Ok, I'm in the 42nd percentile. This is proof that a person can be living what is considered upper lower class or lower middle class (I can't figure out which it is) and be having an amazing life. That said, I know that the position I'm in and the wonderful life I'm having is skating very close to the wonderful life I had before, when I had even less money and, apparently, less class. There is a whole population of "secret poor" in America and for a while I was one of them. I would say that the most difficult part about that time in my life was the lack of empathy and compassion displayed by others in better economic situations. I know what this chart is getting at with its idea of class, but my idea of class was altered through the experience of seeing people with more money, better education, and great jobs display a tremendous lack of kindness. As Rick points out, the chart does not cover all the elements of class. Writers need to be vigilant in their definitions and I think we, as a society, have suffered from so easily accepting as whole, definitions which are fragments.
That's my rant.
Mary
Totally agree with all of you here, on all your seperate points. I do applaud the NYT for trying to tackle the issue in the first place, though. It's a hard one to talk about. It makes people feel more uncomfortable than talking about race and sexuality and gender issues often. And I think it's uncomfortable mostly because it's *not* talked about as often. In any case, I agree with Christopher that the Education thing throws things way off. I have a Master's degree, which puts me in the 97th percentile of education, but I certainly don't have any real cache in terms of money or social standing to show for that degree honestly. 97 percentile seems awful high, especially considering where I received the degree.
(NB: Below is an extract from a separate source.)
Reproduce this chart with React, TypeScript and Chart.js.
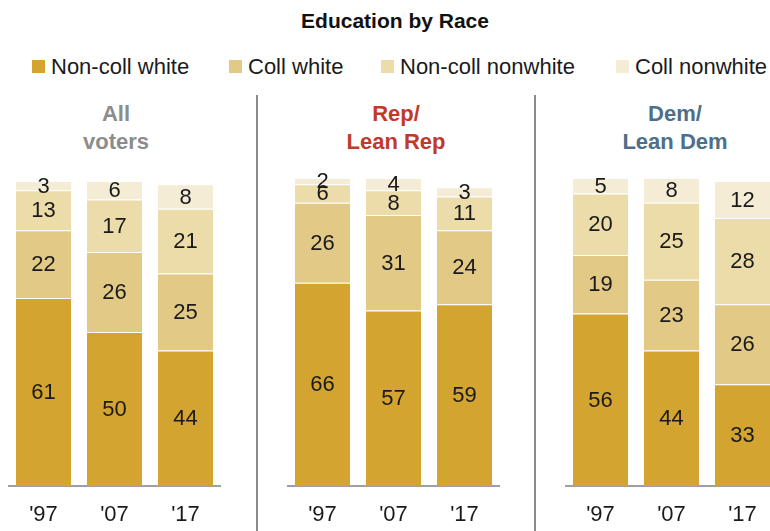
import React, { useEffect, useRef } from "react";
import { Chart, registerables } from "chart.js";

Chart.register(...registerables);

// ---------- data ----------
const categories = ["'97", "'07", "'17"];
const seriesNames = ["Non-coll white", "Coll white", "Non-coll nonwhite", "Coll nonwhite"];
const seriesColors = ["#D3A530", "#E2C985", "#ECDCAA", "#F5ECD6"];

const allNonCollWhite = [61, 50, 44];
const allCollWhite = [22, 26, 25];
const allNonCollNonwhite = [13, 17, 21];
const allCollNonwhite = [3, 6, 8];

const repNonCollWhite = [66, 57, 59];
const repCollWhite = [26, 31, 24];
const repNonCollNonwhite = [6, 8, 11];
const repCollNonwhite = [2, 4, 3];

const demNonCollWhite = [56, 44, 33];
const demCollWhite = [19, 23, 26];
const demNonCollNonwhite = [20, 25, 28];
const demCollNonwhite = [5, 8, 12];

const FONT = "'Liberation Sans', Arial, Helvetica, sans-serif";

const valueLabels = {
  id: "valueLabels",
  afterDatasetsDraw(chart: any) {
    const ctx = chart.ctx;
    ctx.save();
    ctx.font = `22px ${FONT}`;
    ctx.fillStyle = "#1a1a1a";
    ctx.textAlign = "center";
    ctx.textBaseline = "middle";
    chart.data.datasets.forEach((ds: any, di: number) => {
      const meta = chart.getDatasetMeta(di);
      meta.data.forEach((el: any, i: number) => {
        const p = el.getProps(["x", "y", "base"], true);
        ctx.fillText(String(ds.data[i]), p.x, (p.y + p.base) / 2 + 1);
      });
    });
    ctx.restore();
  },
};

type PanelProps = { left: number; series: number[][] };

const CANVAS_TOP = 168;
const CANVAS_H = 531 - CANVAS_TOP;
const PAD_TOP = 10;
const PLOT_H = 308;

function Panel({ left, series }: PanelProps) {
  const ref = useRef<HTMLCanvasElement | null>(null);
  useEffect(() => {
    if (!ref.current) return;
    const chart = new Chart(ref.current, {
      type: "bar",
      data: {
        labels: categories,
        datasets: series.map((d, i) => ({
          label: seriesNames[i],
          data: d,
          backgroundColor: seriesColors[i],
          borderColor: "rgba(255,255,255,0.6)",
          borderWidth: { top: 1, left: 0, right: 0, bottom: 0 },
          borderSkipped: false,
          barPercentage: 1,
          categoryPercentage: 55 / 71,
        })),
      },
      options: {
        animation: false,
        responsive: false,
        maintainAspectRatio: false,
        layout: { padding: { top: PAD_TOP, left: 0, right: 0, bottom: 0 } },
        plugins: { legend: { display: false }, tooltip: { enabled: false }, title: { display: false } },
        scales: {
          y: { display: false, stacked: true, min: 0, max: 100 },
          x: {
            stacked: true,
            grid: { display: false, drawTicks: false },
            border: { display: true, color: "#a0a0a0", width: 2 },
            ticks: { color: "#1a1a1a", font: { family: FONT, size: 22 }, padding: 16 },
            afterFit: (scale: any) => {
              scale.height = CANVAS_H - PAD_TOP - PLOT_H;
            },
          },
        },
      },
      plugins: [valueLabels],
    });
    return () => chart.destroy();
  }, []);
  return (
    <canvas
      ref={ref}
      width={213}
      height={CANVAS_H}
      style={{ position: "absolute", left, top: CANVAS_TOP, width: 213, height: CANVAS_H }}
    />
  );
}

const legendLeft = [32, 229, 381, 616];
const panelTitles = [
  { lines: ["All", "voters"], color: "#8C8C8C", center: 116 },
  { lines: ["Rep/", "Lean Rep"], color: "#BF3B27", center: 396 },
  { lines: ["Dem/", "Lean Dem"], color: "#4D6F89", center: 675 },
];

export default function App() {
  return (
    <div
      style={{
        position: "absolute",
        left: 0,
        top: 0,
        width: 770,
        height: 531,
        overflow: "hidden",
        background: "#fff",
        fontFamily: FONT,
      }}
    >
      <div
        style={{
          position: "absolute",
          left: 0,
          width: 790,
          top: 9,
          textAlign: "center",
          fontWeight: "bold",
          fontSize: 21,
          lineHeight: "24px",
          color: "#111",
        }}
      >
        Education by Race
      </div>
      {seriesNames.map((n, i) => (
        <div key={n}>
          <div
            style={{
              position: "absolute",
              left: legendLeft[i],
              top: 60,
              width: 13,
              height: 13,
              background: seriesColors[i],
            }}
          />
          <div
            style={{
              position: "absolute",
              left: legendLeft[i] + 19,
              top: 54,
              fontSize: 22,
              lineHeight: "26px",
              color: "#1a1a1a",
              whiteSpace: "nowrap",
            }}
          >
            {n}
          </div>
        </div>
      ))}
      {panelTitles.map((t) => (
        <div
          key={t.lines.join(" ")}
          style={{
            position: "absolute",
            left: t.center - 100,
            width: 200,
            top: 100,
            textAlign: "center",
            fontWeight: "bold",
            fontSize: 22,
            lineHeight: "28px",
            color: t.color,
          }}
        >
          {t.lines[0]}
          <br />
          {t.lines[1]}
        </div>
      ))}
      <div style={{ position: "absolute", left: 256, top: 95, width: 2, height: 436, background: "#8a8a8a" }} />
      <div style={{ position: "absolute", left: 534, top: 95, width: 2, height: 436, background: "#8a8a8a" }} />
      <Panel left={8} series={[allNonCollWhite, allCollWhite, allNonCollNonwhite, allCollNonwhite]} />
      <Panel left={287} series={[repNonCollWhite, repCollWhite, repNonCollNonwhite, repCollNonwhite]} />
      <Panel left={565} series={[demNonCollWhite, demCollWhite, demNonCollNonwhite, demCollNonwhite]} />
    </div>
  );
}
And like Mary, it leaves out a lot of things about the invisible nature of certain kinds of lower class individuals. We tend to think of them all as Bastards out of Carolina, but that is one extreme. There are many different kinds of lower class individuals, and some of them you'd never guess who they were because they have learned how to pass.
Along with Christopher, my scores:
Occupation: 45th percentile
Education: 97th percentile
Income 38th percentile
Wealth: 25th percentile
Average: 50th percentile
You're right, Christopher. It's that education in many cases that throws things off. We have the exact same score in all of these, and then my Master's degree from nowhere in Ohio University somehow ranks me in the 97th percentile of education? Hello, that's not the kind of look I get from people who went to "proper" schools when they ask where I went and then look embarrassed for asking and say, I've never heard of it.
Actually, just plugged in the data from my life last year at this time:
Occupation: 53rd percentile (I went down there)
Education: same 97th
Income: 3rd percentile (wow, drastic difference, why with that great occupation status??)
Wealth: the same, 25th percentile (no real change because I'm paying off all the debt I managed to accrue while my income was in the 3rd percentile, hehe)
Average: 44th percentile
I'm in the 79th percentile. But as I said above, this doesn't take into account the fact that I'm a lot older(61) than the rest of you.
And, yes, the B.A. I got back in the mid '60's while figuring out the draft at an obscure (though fun) school counts for more than it ever has in my life.
Rick
I like Mary's concept of the "secret poor," and think it's a wonderful turn of phrase. You can use that for the "creative class" and for "grad students" and probably for several other broad groups of people I'm not as familiar with. Athletes in "minor" sports, maybe, like cycling or womens soccer?
And as she kind of suggested, the weird thing there is that since the secret poor probably have more interaction with traditional wealthy upper class types (thinking of things like arts events here, or even restaurants since my version of secret poverty has often included not putting aside money for, say, a car, but making sure to have money for eating out) there's an extra frisson to the classist behavior when it comes out. The wealthier person doesn't expect anybody in their social orbit to be less wealthy, things of that nature.
And yeah, I think the living of an amazing life can happen--it might have to happen--independent of class and even money concerns (not meaning to suggest that wealthy people can't enjoy amazing lives, heh, just saying that if they do the fact of their wealth is an aid to it, not a cause). I've always felt priviledged, never been dangerously hungry or cold, always enjoyed access to whatever goods and services and education I thought I wanted, and have even travelled quite a bit. And all of that despite my NYT class numbers, particularly on the money side, never looking like they'd support that.
One of the ways people in the U.S. have used the enormous comparative wealth of the nation is on various kinds of "magic time". Bohemians, Beats, Hippies, Slackers: we take more and more time trying to figure out life and what we want to do about it. Maybe that's why all the ridiculous weight is given to education on the charts. Our poverty, when it occured, was semi-voluntary.
We agree that age of accumulated wealth should be factored in. In our region of the country making 50000 dollars would be considered to be upper class.